Obama’s War Budget Breaks All Records
On Capitol Hill, resistance to U.S. militarism has all but collapsed—and the Republican majority in the U.S. House has not even arrived, yet. With no opposition whatsoever in the Senate, and only 48 nay votes in the House, the Congress last week passed the biggest military budget since the end of World War Two. Only 42 Democrats, including just 12 members of the Congressional Black Caucus, dared to defy their warmongering president and compliant House leadership.
From the moment that Barack Obama won the Democratic nomination, we at Black Agenda Report have been predicting that he would become the most pro-war president in modern American history. Forget about Obama’s phony rhetoric; the proof is in the numbers.
The military budget firmly cements Barack Obama’s place as the biggest pro-war president in two generations. Today, the United States, although it is the world’s only superpower, spends almost as much as all of the rest of the world’s militaries combined.
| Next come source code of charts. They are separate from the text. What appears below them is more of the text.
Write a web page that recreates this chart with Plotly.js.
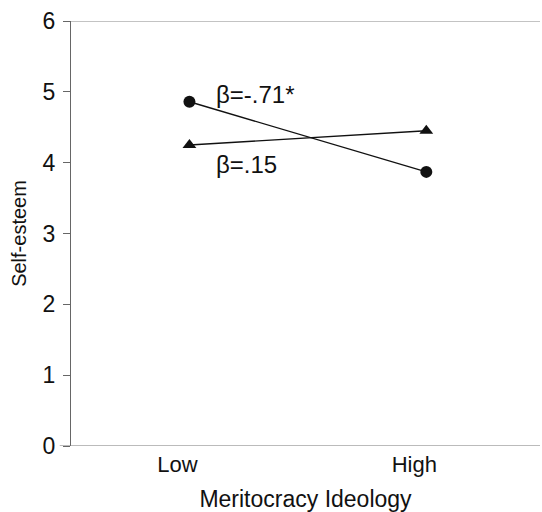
<!DOCTYPE html>
<html>
<head>
<meta charset="utf-8">
<script src="https://cdn.plot.ly/plotly-3.0.1.min.js"></script>
<style>html,body{margin:0;padding:0;background:#fff;}#chart{width:542px;height:512px;}</style>
</head>
<body>
<div id="chart"></div>
<script>
var categories = ["Low", "High"];
var circleSeries = [4.86, 3.87];
var triangleSeries = [4.25, 4.45];
var yTicks = [0, 1, 2, 3, 4, 5, 6];
var labelTexts = ["β=-.71*", "β=.15"];

var font = "Liberation Sans, Arial, sans-serif";

var traces = [
  {
    x: categories, y: circleSeries, type: "scatter", mode: "lines+markers",
    line: {color: "#111", width: 1.4},
    marker: {symbol: "circle", size: 12, color: "#111"},
    showlegend: false, hoverinfo: "skip"
  },
  {
    x: categories, y: triangleSeries, type: "scatter", mode: "lines+markers",
    line: {color: "#111", width: 1.4},
    marker: {symbol: "triangle-up", size: 12, color: "#111"},
    showlegend: false, hoverinfo: "skip"
  }
];

var layout = {
  width: 542, height: 512,
  margin: {l: 71, r: 2, t: 21, b: 66},
  paper_bgcolor: "#fff", plot_bgcolor: "#fff",
  font: {family: font, color: "#111"},
  xaxis: {
    type: "category",
    categoryorder: "array", categoryarray: categories,
    range: [-0.5, 1.48],
    showgrid: false, zeroline: false,
    showline: false,
    ticks: "", ticklabelshift: -12, ticklabelstandoff: 3,
    tickfont: {size: 22, family: font, color: "#111"},
    title: {text: "Meritocracy Ideology", font: {size: 23, family: font, color: "#111"}, standoff: 14},
    fixedrange: true
  },
  yaxis: {
    range: [0, 6],
    tickvals: yTicks,
    showgrid: false, zeroline: false,
    showline: true, linecolor: "#666", linewidth: 1,
    ticks: "outside", ticklen: 7, tickcolor: "#666", tickwidth: 1,
    ticklabelstandoff: 3,
    tickfont: {size: 23, family: font, color: "#111"},
    title: {text: "Self-esteem", font: {size: 20, family: font, color: "#111"}, standoff: 10},
    fixedrange: true
  },
  shapes: [
    {type: "line", xref: "paper", yref: "y", x0: 0, x1: 1, y0: 6, y1: 6, line: {color: "#888", width: 1}},
    {type: "line", xref: "paper", yref: "y", x0: -0.024, x1: 1, y0: 0, y1: 0, line: {color: "#777", width: 1}}
  ],
  annotations: [
    {x: 0.105, y: 4.96, xref: "x", yref: "y", text: labelTexts[0], showarrow: false, xanchor: "left", yanchor: "middle", font: {size: 24, family: font, color: "#111"}},
    {x: 0.105, y: 3.97, xref: "x", yref: "y", text: labelTexts[1], showarrow: false, xanchor: "left", yanchor: "middle", font: {size: 24, family: font, color: "#111"}}
  ]
};

Plotly.newPlot("chart", traces, layout, {displayModeBar: false, staticPlot: true});
</script>
</body>
</html>
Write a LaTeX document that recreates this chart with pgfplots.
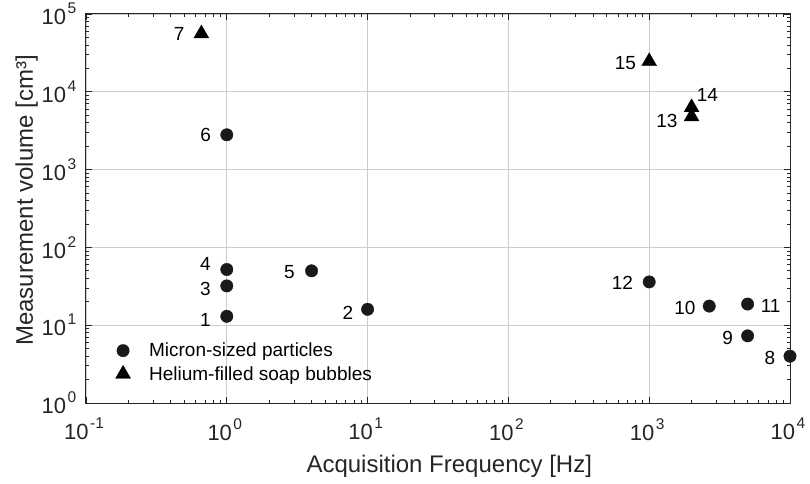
\documentclass[border=0pt]{standalone}
\usepackage{fontspec}
\setmainfont{Liberation Sans}
\usepackage{pgfplots}
\pgfplotsset{compat=1.18}
\definecolor{axc}{RGB}{38,38,38}
\definecolor{gridc}{RGB}{205,205,205}
\definecolor{mk}{RGB}{25,25,25}
\newcommand\tl[1]{10\kern1.5bp\raisebox{11bp}{\fontsize{15.5bp}{15.5bp}\selectfont #1}}
\newcommand\lbl[6]{\node[anchor=#4, inner sep=0pt, text=black, font=\fontsize{19bp}{19bp}\selectfont, xshift=#5bp, yshift=#6bp] at (axis cs:#1,#2) {#3};}
\begin{document}
\begin{tikzpicture}
\begin{loglogaxis}[
  at={(0,0)}, anchor=south west,
  scale only axis, width=704bp, height=389bp,
  xmin=0.1, xmax=10000, ymin=1, ymax=100000,
  xtick={0.1,1,10,100,1000,10000},
  xticklabels={\tl{-1},\tl{0},\tl{1},\tl{2},\tl{3},\tl{4}},
  ytick={1,10,100,1000,10000,100000},
  yticklabels={\tl{0},\tl{1},\tl{2},\tl{3},\tl{4},\tl{5}},
  grid=major, major grid style={gridc, line width=0.9bp},
  axis line style={axc, line width=1bp},
  tick style={axc, line width=0.8bp},
  tick align=inside,
  major tick length=6bp, minor tick length=3.5bp,
  tick label style={font=\fontsize{22bp}{24bp}\selectfont, text=axc},
  xticklabel style={inner sep=0pt, anchor=north, yshift=-15bp, xshift=-2bp},
  yticklabel style={inner sep=0pt, anchor=east, xshift=-9.5bp, yshift=0bp},
  xlabel={Acquisition Frequency [Hz]},
  ylabel={Measurement volume [cm³]},
  label style={font=\fontsize{24bp}{28bp}\selectfont, text=axc, inner sep=0pt},
  xlabel style={at={(axis description cs:0.516,-0.1774)}, anchor=base},
  ylabel style={at={(axis description cs:-0.0753,0.521)}, anchor=base, rotate=0},
  legend style={draw=none, fill=none, inner sep=0pt, outer sep=0pt,
    at={(axis description cs:0.0413,0.050)}, anchor=south west,
    font=\fontsize{19bp}{19bp}\selectfont, text=black, row sep=4bp,
    nodes={inner sep=2bp}},
  legend cell align=left,
  legend image code/.code={\path[draw=none, fill=none] (-8bp,-7bp) rectangle (24bp,7bp); \draw[#1] plot coordinates {(0bp,0bp)};},
]
\addplot[only marks, mark=*, mark size=6.2bp, mark options={fill=mk, draw=mk, line width=0.4bp}] coordinates {
  (1,13) (10,16) (1,32) (1,52) (4,50) (1,2800)
  (10000,4.0) (5000,7.3) (2670,17.6) (5000,18.7) (1000,36)
};
\addlegendentry{Micron-sized particles}
\addplot[only marks, mark=triangle*, mark size=8.7bp, mark options={fill=black, draw=black, line width=0.2bp}] coordinates {
  (0.66,56000) (2000,4800) (2000,6300) (1000,24600)
};
\addlegendentry{Helium-filled soap bubbles}
\lbl{1}{13}{1}{east}{-16}{-3.5}
\lbl{10}{16}{2}{east}{-14.3}{-3.4}
\lbl{1}{32}{3}{east}{-16}{-3}
\lbl{1}{52}{4}{east}{-16}{6}
\lbl{4}{50}{5}{east}{-16.7}{-1.7}
\lbl{1}{2800}{6}{east}{-15.7}{0}
\lbl{0.66}{56000}{7}{east}{-16.7}{0}
\lbl{10000}{4.0}{8}{east}{-14.7}{-2}
\lbl{5000}{7.3}{9}{east}{-14.6}{-2}
\lbl{2670}{17.6}{10}{east}{-13.6}{-2}
\lbl{5000}{18.7}{11}{west}{13}{-2}
\lbl{1000}{36}{12}{east}{-16}{-1.3}
\lbl{2000}{4800}{13}{east}{-14}{-4.7}
\lbl{2000}{6300}{14}{west}{5}{12.3}
\lbl{1000}{24600}{15}{east}{-13}{-1.7}
\end{loglogaxis}
\pgfresetboundingbox
\path[use as bounding box] (-86bp,-81bp) rectangle (724bp,403bp);
\end{tikzpicture}
\end{document}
The U.S. defense authorization for 2011 is $725 billion. China, with the second most expensive military machine on the planet, spends less than $80 billion a year.
If Barack Obama lasts for eight years in office, he is on track to spend $5 trillion dollars on the Pentagon, significantly more than George Bush, who in turn spent a lot more than Ronald Reagan. But, as they say on the TV commercials, that’s not all. The defense budget doesn’t include expenditures for Homeland Security, Veterans Affairs, nuclear weapons work at the Department of Energy, military aid to other countries through the Department of State, NASA space programs that are really military projects, the military retirement fund run out of the Department of Treasury, and the interest payments on past military expenditures that were financed by debt. Inclusion of those hidden costs of war would bring military-related spending to well over $1 trillion dollars a year—and rising all the time.
In real dollars, the U.S. is spending far more on the military than at any time during the Cold War, when there was another superpower in competition, and more than President Lyndon Johnson spent at the height of the Vietnam War. Dr. Martin Luther King broke with LBJ over that war, in part because he knew, in King’s words, “that America would never invest the necessary funds or energies in rehabilitation of its poor so long as adventures like Vietnam continued to draw men and skills and money like some demonic destructive suction tube.”
Under the First Black President, that military suction tube is far bigger and more destructive than in Dr. King’s day, while the economic crisis is arguably much worse, threatening the very viability of Black America as a national community. Yet only 12 Black members of Congress can bring themselves to vote against Obama’s wars, and the Black misleadership class in general demands that African Americans sacrifice their own economic survival interests to Barack Obama’s political interests.
Obama is not merely a continuation of the Bush administration’s war policies; he has accelerated the descent into a war economy. That is nothing for any Black person to be proud about.